Entries in War Memorial Opera House (1)

Wednesday
Oct152008

An Adler Close-up

— From San Francisco Classical Voice, 2008

The 2008 class of Adler Fellows (of the program named after Kurt Herbert Adler) will have its season-ending concert on Dec. 6, an event meaningfully dubbed “The Future Is Now.”

Each of the nine promising young singers in the program has a story about the road leading them to the stage of the War Memorial; featured here is one of them, the soprano Ji Young Yang.

During her Merola and Adler years, she appeared as the Shepherd in Tannhäuser, Pamina in the family matinees of The Magic Flute, Julia Agnes Lee in Appomattox, the Singer in La Rondine, and The Rose in The Little Prince. Currently, she sings Princess Xenia in Boris Godunov, Giannetta in The Elixir of Love — and the lead role of Adina in the Elixir’s family matinees.

Ji Young Yang as Sophie (Photo: Terrence McCarthy)

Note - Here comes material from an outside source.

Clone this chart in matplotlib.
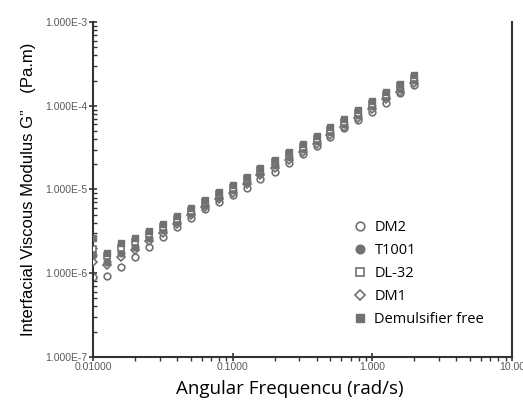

See and hear excerpts from her matinee performance, with Alek Shrader as Nemorino, former Merolini Eugene Brancoveanu as Belcore, and Dale Travis as Dulcamara.

With these and other performances, Yang has garnered praise on the extravagant order of “an impressive combination of confident musicality, a sense of the drama, clear diction, and — above all — a purity of voice” and also: “In addition to her unique, silvery sweet timbre, which brings to mind the voices of Toti dal Monte and several other interwar sopranos, Young’s inner radiance, outward beauty, and riveting presence proclaim stardom.”

As Giannetta, with Ramón Vargas as Nemorino, in the current SFO Elixir (Photo: Kristen Loken Anstey)

Yang’s musical journey began at age 3 in her native Seoul when a choir director noticed how her voice carried during services. Soon, she sang in the church choir, studied piano and solfège, and was accepted in the famous World Vision Choir, which is part of an international Christian ministry organization. Her first solo, at age 10: the “Alleluja” from Mozart’s Exsultate Jubilate, and sung “without the proper melisma.” Her parents, even without musical background of their own, supported her fully.

As Adina, in the Elixir family matinee (Photo: Kristen Loken Anstey)

Yang attended Seoul’s middle and high schools for the arts, and at age 16, she traveled from Korea to Salzburg, attending the month-long 1996 Mozarteum master class with Thomas Quasthoff, the great baritone being “very lovely, nice and kind to me,” and inspiring the soprano “for the first time to fall in love with lieder, especially Schumann.”

Yang’s second trip from Korea and Seoul National University led her to New York and the Manhattan School of Music, where she experienced two connections representing “turning points in my life” — finding Patricia Misslin as her voice teacher (”sharing” Misslin with Renée Fleming and many other famed singers), and Warren Jones as coach. Yang considers Misslin “mother, girlfriend, and moral compass.” Meanwhile, to meet living expenses, she “worked very hard,” singing in church choirs and doing whatever students do in Manhattan to make ends meet.

As Xenia, in Boris Godunov with Jack Gorlin as Fyodor (Photo: Terrence McCarthy)

She took part in many concerts in and out of school, perhaps most memorably in a St. John the Divine concert production of La Clemenza di Tito, conducted by Julius Rudel.

Between earning her degrees from the Manhattan School of Music and the New England Conservatory of Music. She became a member of the Merola class of 2006, was named an Adler Fellow the next year, and is completing her second year in the program. Yang’s future is wide open; “I better find a manager,” she says. At the Dec. 6 Adler concert, she will sing excerpts from Handel’s Semele, and — along with Heidi Melton and Katharine Tier— the final Trio from Strauss’ Der Rosenkavalier.